Arts & Culture
Downtown Gallery NoMüNoMü is Creating a Community for Marginalized Artists
The goal of the Bromo Arts District workspace is to challenge the status quo with exhibitions and events that address gentrification, race, and politics.
On a gray afternoon in November, NoMüNoMü is largely empty, aside from Joseph Orzal, who contemplates the multi-colored artworks that hang on the walls. But on any given weekend, the downtown gallery on Howard Street is packed with young creatives, all curious about the exhibitions and events hosted by this “intersectional arts collaborative.”
“[The typical museum] is not for people, it’s for the donors,” says Orzal, creative director at NoMüNoMü and former staffer at the Corcoran Gallery in Washington, D.C., where he grew up.
As a first-generation son of immigrants, he found local art museums to be exclusive in their formality and unwelcoming to people of color with their Eurocentric collections. Which is why, in 2014, Orzal co-founded NoMüNoMü, an art gallery and workspace for marginalized artists who have largely been left out of mainstream art museums.
Originally housed in the D.C. home of his friend, Nora Müeller, who inspired the space’s name, NoMüNoMü’s goal is to challenge the status quo with exhibitions and events that address gentrification, race, and politics.
“The books are radical, the art is radical, but it’s cozy and comfortable—we’re not trying to scare people away,” says Orzal, surrounded by wooden shelves featuring books like The Colonizer and the Colonized by Albert Memmi, next to a children’s corner, complete with thrifted couches, a shag rug, and Afghan blankets.

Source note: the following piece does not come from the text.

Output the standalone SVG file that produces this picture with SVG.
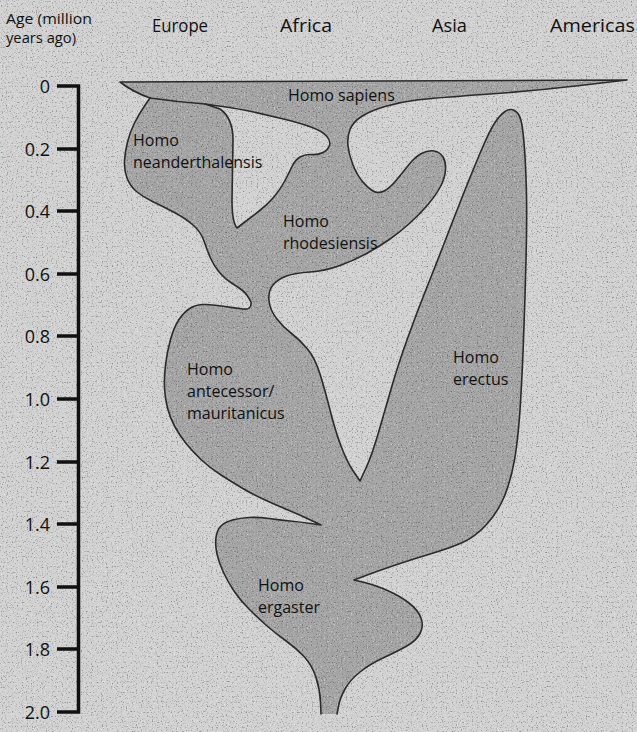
<svg xmlns="http://www.w3.org/2000/svg" width="637" height="732" viewBox="0 0 637 732">
<defs>
<filter id="grainDark" filterUnits="userSpaceOnUse" x="0" y="0" width="637" height="732">
<feTurbulence type="fractalNoise" baseFrequency="0.8" numOctaves="1" seed="11"/>
<feColorMatrix type="matrix" values="0 0 0 0 0  0 0 0 0 0  0 0 0 0 0  0 0 0 -4 1.75"/>
</filter>
<filter id="grainLight" filterUnits="userSpaceOnUse" x="0" y="0" width="637" height="732">
<feTurbulence type="fractalNoise" baseFrequency="0.7" numOctaves="1" seed="29"/>
<feColorMatrix type="matrix" values="0 0 0 0 1  0 0 0 0 1  0 0 0 0 1  4 0 0 0 -2.3"/>
</filter>
</defs>
<style>
.hdr{font-family:"Open Sans","Noto Sans","Liberation Sans",sans-serif;font-size:18px;fill:#111}
.sub{font-family:"Open Sans","Noto Sans","Liberation Sans",sans-serif;font-size:14px;fill:#111}
.sp{font-family:"Open Sans","Noto Sans","Liberation Sans",sans-serif;font-size:16px;fill:#111}
.ax{font-family:"Open Sans","Noto Sans","Liberation Sans",sans-serif;font-size:18px;fill:#111;text-anchor:end}
.line{fill:none;stroke:#2b2b2b;stroke-width:1.6;stroke-linejoin:round;stroke-linecap:round}
.axis{fill:none;stroke:#111;stroke-width:3.5;stroke-linejoin:miter}
</style>
<rect x="0" y="0" width="637" height="732" fill="#d2d2d2"/>

<g id="regions">
<path id="shaded" fill="#a5a5a5" fill-rule="evenodd" d="M321,714 L320.5,702 Q320,690 316,677.5 Q312,665 304,656.5 Q296,648 285.5,640.5 Q275,633 266.5,625.5 Q258,618 249,609 Q240,600 234,591 Q228,582 223.5,572.5 Q219,563 217,554 Q215,545 216,537.5 Q217,530 221,526 Q225,522 232.5,520 Q240,518 249,517.5 Q258,517 269,518.5 Q280,520 290,521 Q300,522 310.5,523.5 L321,525 L310.5,520 Q300,515 288,510 Q276,505 264,499.5 Q252,494 242,488 Q232,482 221,475 Q210,468 201.5,460 Q193,452 186.5,444 Q180,436 175,427 Q170,418 167.5,408 Q165,398 164.5,388 Q164,378 165.5,365 Q167,352 170.5,339.5 Q174,327 179,319.5 Q184,312 190.5,308 Q197,304 206,304.5 Q215,305 225,306.5 Q235,308 243,309 Q252,310 251,302 Q247,294 242.5,290.5 Q238,287 231.5,283 Q225,279 219.5,272.5 Q214,266 210.5,258 Q207,250 204,241 Q201,232 193,225 Q185,218 173.5,212 Q162,206 152.5,201.5 Q143,197 136.5,191.5 Q130,186 127,178 Q124,170 124.5,161 Q125,152 127.5,142 Q130,132 134.5,123 Q139,114 144.5,106 L150,98 Q133,92 120,82 L627,80 L580,85.5 Q533,91 483,94.5 Q433,98 416.5,100 Q400,102 385,106.5 Q370,111 361.5,116.5 Q353,122 350,129.5 Q347,137 348,146 Q349,155 353,165 Q357,175 362.5,181.5 Q368,188 373,191 Q378,194 384,191 Q390,188 396.5,180 Q403,172 409,164.5 Q415,157 421.5,153.5 Q428,150 434,151 Q440,152 443,157 Q446,162 445.5,170 Q445,178 440.5,186.5 Q436,195 428,204.5 Q420,214 410,223 Q400,232 390,239 Q380,246 367.5,253 Q355,260 340,265.5 Q325,271 310,272 Q295,273 286.5,276 Q278,279 273,285 Q268,291 269,300.5 Q270,310 276.5,318.5 Q283,327 291.5,333.5 Q300,340 307.5,349 Q315,358 320,374 Q325,390 330,410 Q335,430 341,446 Q347,462 353.5,471.5 L360,481 L366,468 Q372,455 378.5,432.5 Q385,410 391.5,387.5 Q398,365 407.5,338.5 Q417,312 427,287 Q437,262 447,236 Q457,210 466,187.5 Q475,165 482.5,147.5 Q490,130 495,122.5 Q500,115 505,111.5 Q510,108 514.5,110.5 Q519,113 521,120.5 Q523,128 524.5,149 Q526,170 526.5,195 Q527,220 526,260 Q525,300 523.5,340 Q522,380 520,410 Q518,440 514.5,460 Q511,480 504.5,496 Q498,512 486.5,524.5 Q475,537 462.5,542.5 Q450,548 430,554 Q410,560 392.5,566 Q375,572 364.5,576 L354,580 L364.5,582.5 Q375,585 387.5,590.5 Q400,596 409,603 Q418,610 421,618 Q424,626 420,633.5 Q416,641 406,646.5 Q396,652 383,658 Q370,664 360,672 Q350,680 345,689 Q340,698 338.5,706 L337,714 Z M205,104 L222.5,106.5 Q240,109 253.5,112 Q267,115 283.5,119 Q300,123 311,127 Q322,131 326.5,136 Q331,141 329.5,145.5 Q328,150 323,152.5 Q318,155 311.5,154.5 Q305,154 300,157 Q295,160 292,166.5 Q289,173 284.5,181.5 Q280,190 273.5,197.5 Q267,205 258.5,211.5 Q250,218 243.5,223 L237,228 Q232,222 232,200 L233,140 Q233,118 220,109 Z"/>
</g>

<g id="grain">
<rect x="0" y="0" width="637" height="732" filter="url(#grainDark)" opacity="0.38"/>
<rect x="0" y="0" width="637" height="732" filter="url(#grainLight)" opacity="0.5"/>
</g>

<g id="connectors">
<path id="outline" class="line" d="M321,714 L320.5,702 Q320,690 316,677.5 Q312,665 304,656.5 Q296,648 285.5,640.5 Q275,633 266.5,625.5 Q258,618 249,609 Q240,600 234,591 Q228,582 223.5,572.5 Q219,563 217,554 Q215,545 216,537.5 Q217,530 221,526 Q225,522 232.5,520 Q240,518 249,517.5 Q258,517 269,518.5 Q280,520 290,521 Q300,522 310.5,523.5 L321,525 L310.5,520 Q300,515 288,510 Q276,505 264,499.5 Q252,494 242,488 Q232,482 221,475 Q210,468 201.5,460 Q193,452 186.5,444 Q180,436 175,427 Q170,418 167.5,408 Q165,398 164.5,388 Q164,378 165.5,365 Q167,352 170.5,339.5 Q174,327 179,319.5 Q184,312 190.5,308 Q197,304 206,304.5 Q215,305 225,306.5 Q235,308 243,309 Q252,310 251,302 Q247,294 242.5,290.5 Q238,287 231.5,283 Q225,279 219.5,272.5 Q214,266 210.5,258 Q207,250 204,241 Q201,232 193,225 Q185,218 173.5,212 Q162,206 152.5,201.5 Q143,197 136.5,191.5 Q130,186 127,178 Q124,170 124.5,161 Q125,152 127.5,142 Q130,132 134.5,123 Q139,114 144.5,106 L150,98 Q133,92 120,82 L627,80 L580,85.5 Q533,91 483,94.5 Q433,98 416.5,100 Q400,102 385,106.5 Q370,111 361.5,116.5 Q353,122 350,129.5 Q347,137 348,146 Q349,155 353,165 Q357,175 362.5,181.5 Q368,188 373,191 Q378,194 384,191 Q390,188 396.5,180 Q403,172 409,164.5 Q415,157 421.5,153.5 Q428,150 434,151 Q440,152 443,157 Q446,162 445.5,170 Q445,178 440.5,186.5 Q436,195 428,204.5 Q420,214 410,223 Q400,232 390,239 Q380,246 367.5,253 Q355,260 340,265.5 Q325,271 310,272 Q295,273 286.5,276 Q278,279 273,285 Q268,291 269,300.5 Q270,310 276.5,318.5 Q283,327 291.5,333.5 Q300,340 307.5,349 Q315,358 320,374 Q325,390 330,410 Q335,430 341,446 Q347,462 353.5,471.5 L360,481 L366,468 Q372,455 378.5,432.5 Q385,410 391.5,387.5 Q398,365 407.5,338.5 Q417,312 427,287 Q437,262 447,236 Q457,210 466,187.5 Q475,165 482.5,147.5 Q490,130 495,122.5 Q500,115 505,111.5 Q510,108 514.5,110.5 Q519,113 521,120.5 Q523,128 524.5,149 Q526,170 526.5,195 Q527,220 526,260 Q525,300 523.5,340 Q522,380 520,410 Q518,440 514.5,460 Q511,480 504.5,496 Q498,512 486.5,524.5 Q475,537 462.5,542.5 Q450,548 430,554 Q410,560 392.5,566 Q375,572 364.5,576 L354,580 L364.5,582.5 Q375,585 387.5,590.5 Q400,596 409,603 Q418,610 421,618 Q424,626 420,633.5 Q416,641 406,646.5 Q396,652 383,658 Q370,664 360,672 Q350,680 345,689 Q340,698 338.5,706 L337,714"/>
<path id="hole" class="line" d="M205,104 L222.5,106.5 Q240,109 253.5,112 Q267,115 283.5,119 Q300,123 311,127 Q322,131 326.5,136 Q331,141 329.5,145.5 Q328,150 323,152.5 Q318,155 311.5,154.5 Q305,154 300,157 Q295,160 292,166.5 Q289,173 284.5,181.5 Q280,190 273.5,197.5 Q267,205 258.5,211.5 Q250,218 243.5,223 L237,228 Q232,222 232,200 L233,140 Q233,118 220,109 Z"/>
<path id="sapiens-neanderthal" class="line" d="M150,98 Q178,102 205,104"/>
</g>

<g id="axis">
<path class="axis" d="M57,86 H78.5 V712 H57"/>
<path class="axis" d="M57,149 H78 M57,211 H78 M57,274 H78 M57,336 H78 M57,399 H78 M57,462 H78 M57,524 H78 M57,587 H78 M57,649 H78"/>
<text class="ax" x="50" y="92.5">0</text>
<text class="ax" x="50" y="155.5">0.2</text>
<text class="ax" x="50" y="217.5">0.4</text>
<text class="ax" x="50" y="280.5">0.6</text>
<text class="ax" x="50" y="342.5">0.8</text>
<text class="ax" x="50" y="405.5">1.0</text>
<text class="ax" x="50" y="468.5">1.2</text>
<text class="ax" x="50" y="530.5">1.4</text>
<text class="ax" x="50" y="593.5">1.6</text>
<text class="ax" x="50" y="655.5">1.8</text>
<text class="ax" x="50" y="718.5">2.0</text>
</g>

<g id="headers">
<text class="sub" x="6" y="23.5" textLength="86" lengthAdjust="spacingAndGlyphs">Age (million</text>
<text class="sub" x="6" y="43" textLength="70" lengthAdjust="spacingAndGlyphs">years ago)</text>
<text class="hdr" x="152" y="32" textLength="56" lengthAdjust="spacingAndGlyphs">Europe</text>
<text class="hdr" x="280" y="32" textLength="52" lengthAdjust="spacingAndGlyphs">Africa</text>
<text class="hdr" x="432" y="32" textLength="35" lengthAdjust="spacingAndGlyphs">Asia</text>
<text class="hdr" x="550" y="32" textLength="85" lengthAdjust="spacingAndGlyphs">Americas</text>
</g>

<g id="homo-sapiens"><text class="sp" x="288" y="101">Homo sapiens</text></g>
<g id="homo-neanderthalensis"><text class="sp" x="133" y="146">Homo</text><text class="sp" x="133" y="168">neanderthalensis</text></g>
<g id="homo-rhodesiensis"><text class="sp" x="283" y="227">Homo</text><text class="sp" x="283" y="249">rhodesiensis</text></g>
<g id="homo-antecessor"><text class="sp" x="187" y="375">Homo</text><text class="sp" x="187" y="397">antecessor/</text><text class="sp" x="187" y="419">mauritanicus</text></g>
<g id="homo-erectus"><text class="sp" x="453" y="363">Homo</text><text class="sp" x="453" y="385">erectus</text></g>
<g id="homo-ergaster"><text class="sp" x="258" y="591">Homo</text><text class="sp" x="258" y="613">ergaster</text></g>
</svg>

During the pandemic, Orzal, a Maryland Institute College of Art grad, set his eyes on Baltimore, inspired by its working-class roots and DIY ethos. In 2021, he moved NoMüNoMü to the city’s Bromo Arts District. Today, the gallery space mingles with artist workstations and plenty of space for community events, such as lectures, classes, and film screenings. But anything goes.
“There’s not a lot of gatekeeping here,” says Orzal. “There aren’t any ideas that are really off the table.”
Over the next year, he aims to raise at least $250,000 to support NoMüNoMü’s operational costs, fund additional programming, and hire a staff, after having to let his small team go a year ago due to gaps in funding—a perennial concern for small arts organizations. And as the gallery evolves, he hopes it will not only be a space to support artists and artworks that challenge oppression, but also provide them with a sense of freedom.
“As people start to be informed by this space, and as people start to feel like this is a space for them, to be comfortable as themselves…they’ll start to think differently,” says Orzal. “They’ll produce different forms of art, create new narratives, and create new dialogues…I hope we can be a catalyst for genuine creativity.”